Title: Canadian Cinema
Description:
Canadian cinema began with the June 1896 screenings of the Lumière Cinematograph in Montreal.
Early cinema was marked by an uneven balance between Canadian pioneers—for example, Nell Shipman, actress, director, producer, and writer of hits such as Back to God’s Country; or Léo-Ernest Ouimet, producer of hundreds of short films and founder of one of the world’s first motion picture theaters—and the dominance of production and distribution by foreign interests, above all American.
The “quota quickies” of the 1930s, American films shot in Canada with no substantive Canadian content, and the Canadian Cooperation Agreement, in which the government agreed to refrain from developing a feature film industry in exchange for Canadian-based American productions, hamstrung an emerging indigenous industry.
In 1939, John Grierson founded the National Film Board of Canada, a major center for film production, in particular animation and documentary.
There, in the late 1950s, filmmakers like Michel Brault and Gilles Groulx launched the “cinéma direct” movement, a major influence on both documentary worldwide and the realist aesthetic and hybrid form of fiction film in Canada.
In 1967, the Canadian Film Development Corporation (later Telefilm) was launched to provide funding for Canadian feature-film production.
The films of “cultural value” it produced went largely unwatched by the Canadian public, however, and the absence of a substantial national audience for Canadian cinema (with the exception of Quebec) remains a challenge.
The “tax shelter films” of the 1970s took advantage of changes in film funding opportunities and relaxed censorship laws to produce commercial genre films (“Canuxploitation”), an uneasy counterpart to the auteurist cinema generally associated with Canadian film.

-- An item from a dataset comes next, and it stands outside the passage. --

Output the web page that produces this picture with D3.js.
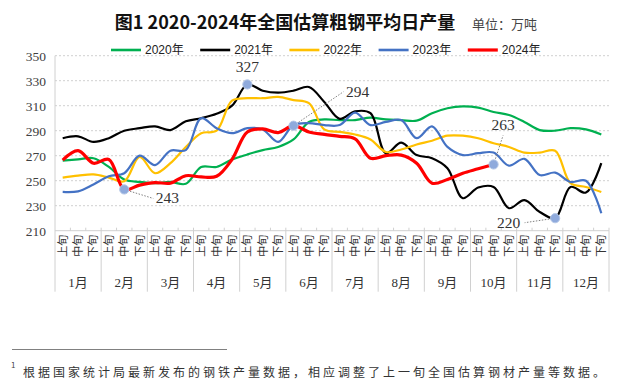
<!DOCTYPE html>
<html><head><meta charset="utf-8">
<script src="https://cdn.jsdelivr.net/npm/d3@7"></script>
<style>
body{margin:0;background:#fff;}
svg{display:block;}
</style></head>
<body>
<svg id="c" width="620" height="381"></svg>
<script>
const months = ["1月","2月","3月","4月","5月","6月","7月","8月","9月","10月","11月","12月"];
const dekads = ["上旬","中旬","下旬"];
const yTicks = [210,230,250,270,290,310,330,350];
const seriesNames = ["2020年","2021年","2022年","2023年","2024年"];
const v2020 = [266,267,268,261,251,249,248,249,247.5,261,261,267,271,274.5,277,283,297,299,298.5,298.5,300.5,299,298.5,298,304,308,309.5,308.5,305,302.5,297,290.5,290,292,291,287];
const v2021 = [284,285.5,281,284,290,292,293.5,290.5,297.5,300,303.5,310,327,322,320.5,322,325,313,299.5,305.5,304,272,280.5,270.5,268,260,236,244.5,245,228,234.5,225,220,245,240.5,264];
const v2022 = [252.5,254,255,252.5,249.5,269,256,264,277,288,290,314,316,316,317,314.5,312,291,289,287,283,273,275,279,282,286,286,284,280,277,272.5,272.5,274,248,245,241];
const v2023 = [241,241.5,247,253.5,256,270,262.5,274,274.5,300,292,288,292,291,281,294.5,296,294.5,294.5,304.5,294.5,297,298.5,284,293.5,277,270.5,272,272.5,262,267.5,254.5,256.5,249,250,224];
const v2024 = [266.5,274,264,267,243,246.5,248.5,248,254,253,253.5,267,289,291.5,288.5,294,289,287,285.5,283.5,268,270,270.5,264,248,251,256,259.5,263];
// annotated points: [series index, dekad index]
const annotations = [[4,4],[1,12],[4,15],[4,28],[1,32]];

const colors = ["#00B050","#000000","#FFC000","#4472C4","#FF0000"];
const widths = [2.2,2.2,2.2,2.2,3.2];
const allValues = [v2020,v2021,v2022,v2023,v2024];

const keys = [];
months.forEach((m,mi)=>dekads.forEach((d,di)=>keys.push(mi*3+di)));

const svg = d3.select("#c");
const L=55, R=609, T=55.7, B=230.7;
const x = d3.scaleBand().domain(keys).range([L,R]).padding(0);
const y = d3.scaleLinear().domain([210,350]).range([B,T]);
const serif = "'Liberation Serif','DejaVu Serif','Noto Sans CJK SC',serif";
const cjk = "'Noto Sans CJK SC','Noto Sans',sans-serif";

// title
svg.append("text").attr("x",285).attr("y",29).attr("text-anchor","middle")
  .style("font-family",cjk).style("font-size","18px").style("font-weight","bold").attr("fill","#111")
  .text("图1 2020-2024年全国估算粗钢平均日产量");
svg.append("text").attr("x",472).attr("y",29)
  .style("font-family",cjk).style("font-size","13px").attr("fill","#444")
  .text("单位：万吨");

// gridlines
svg.append("g").selectAll("line").data(yTicks.filter(t=>t>210)).join("line")
  .attr("x1",L).attr("x2",R).attr("y1",d=>y(d)).attr("y2",d=>y(d))
  .attr("stroke","#D0D0D0").attr("stroke-width",1).attr("stroke-dasharray","2,2");

// y axis
const ya = d3.axisLeft(y).tickValues(yTicks).tickSize(0).tickPadding(9);
const yg = svg.append("g").attr("transform",`translate(${L},0)`).call(ya);
yg.select(".domain").remove();
yg.selectAll("text").style("font-family",serif).style("font-size","13.5px").attr("fill","#404040");
svg.append("line").attr("x1",L).attr("x2",L).attr("y1",T).attr("y2",B+61).attr("stroke","#D0D0D0");

// x axis line and ticks
svg.append("line").attr("x1",L).attr("x2",R).attr("y1",B).attr("y2",B).attr("stroke","#D0D0D0");
svg.append("g").selectAll("line").data(keys.slice(1)).join("line")
  .attr("x1",d=>x(d)).attr("x2",d=>x(d)).attr("y1",B-3).attr("y2",d=>d%3===0?B+61:B)
  .attr("stroke","#D0D0D0");
svg.append("line").attr("x1",R).attr("x2",R).attr("y1",B-3).attr("y2",B+61).attr("stroke","#D0D0D0");

// dekad labels
svg.append("g").selectAll("text").data(keys).join("text")
  .attr("transform",d=>`translate(${x(d)+x.bandwidth()/2-1},${B+4}) rotate(-90)`)
  .attr("text-anchor","end").attr("dominant-baseline","central")
  .style("font-family",cjk).style("font-size","11px").attr("fill","#333")
  .text(d=>dekads[d%3]);
// month labels
svg.append("g").selectAll("text").data(months).join("text")
  .attr("x",(d,i)=>x(i*3)+x.bandwidth()*1.5).attr("y",B+56)
  .attr("text-anchor","middle")
  .style("font-family",serif).style("font-size","13px").attr("fill","#333")
  .text(d=>d);

// lines
const line = d3.line().x((d,i)=>x(i)+x.bandwidth()/2).y(d=>y(d)).curve(d3.curveCatmullRom.alpha(0.5));
allValues.forEach((vals,si)=>{
  svg.append("path").datum(vals).attr("d",line).attr("fill","none")
    .attr("stroke",colors[si]).attr("stroke-width",widths[si]).attr("stroke-linejoin","round");
});

// legend
const lg = svg.append("g");
seriesNames.forEach((n,i)=>{
  const lx = 111 + i*89.2, ly = 50;
  lg.append("line").attr("x1",lx).attr("x2",lx+30).attr("y1",ly).attr("y2",ly)
    .attr("stroke",colors[i]).attr("stroke-width",i===4?3.2:2.6);
  lg.append("text").attr("x",lx+34).attr("y",ly).attr("dominant-baseline","central")
    .style("font-family","'Liberation Sans','Noto Sans CJK SC',sans-serif").style("font-size","12px").attr("fill","#222")
    .text(n);
});

// annotations: offsets of label and leader end relative to the point
const annOffsets = [
  {lx:43, ly:8, ex:29, ey:9},
  {lx:0, ly:-18, ex:null},
  {lx:64, ly:-34, ex:50, ey:-34},
  {lx:9.5, ly:-39.5, ex:9.5, ey:-29},
  {lx:-46.5, ly:4.5, ex:-30.5, ey:4.5}
];
annotations.forEach((a,k)=>{
  const [si,di] = a;
  const v = allValues[si][di];
  const px = x(di)+x.bandwidth()/2, py = y(v);
  const o = annOffsets[k];
  if(o.ex!==null){
    svg.append("line").attr("x1",px).attr("y1",py).attr("x2",px+o.ex).attr("y2",py+o.ey)
      .attr("stroke","#808080").attr("stroke-width",1).attr("stroke-dasharray","1.5,1.5");
  }
  svg.append("circle").attr("cx",px).attr("cy",py).attr("r",4.6)
    .attr("fill","#8FAADC").attr("stroke","#B4C7E7").attr("stroke-width",1);
  svg.append("text").attr("x",px+o.lx).attr("y",py+o.ly).attr("text-anchor","middle")
    .attr("dominant-baseline","central")
    .style("font-family",serif).style("font-size","15.5px").attr("fill","#333")
    .text(v);
});

// footnote
svg.append("line").attr("x1",12).attr("x2",227).attr("y1",349.5).attr("y2",349.5).attr("stroke","#808080").attr("stroke-width",1);
svg.append("text").attr("x",11).attr("y",368).style("font-family",cjk).style("font-size","8px").attr("fill","#444").text("1");
svg.append("text").attr("x",23).attr("y",371).attr("dominant-baseline","central")
  .style("font-family",cjk).style("font-size","12px").style("letter-spacing","3px").attr("fill","#333")
  .text("根据国家统计局最新发布的钢铁产量数据，相应调整了上一旬全国估算钢材产量等数据。");
</script>
</body></html>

The 1980s saw the emergence of the Ontario New Wave and international successes like Denis Arcand’s Decline of the American Empire.
Increasingly, Canadian films began to tell stories reflecting the diversity of Canadian experiences beyond the “two nations” of English Canada and Quebec, while Quebec cinema has experienced continued growth and popular success and is now considered on its own terms.
Today, First Nations filmmaking has embraced the potential of digital cinema to tell ancient stories in new forms, and “Hollywood North” (large-scale American production in Canada) has both challenged and developed Canadian production.
A diverse and often-exciting body of work, Canadian cinema has often been a minor player in its own national context, and questions of the relation between cinema and Canadian nationality have dominated film studies in Canada.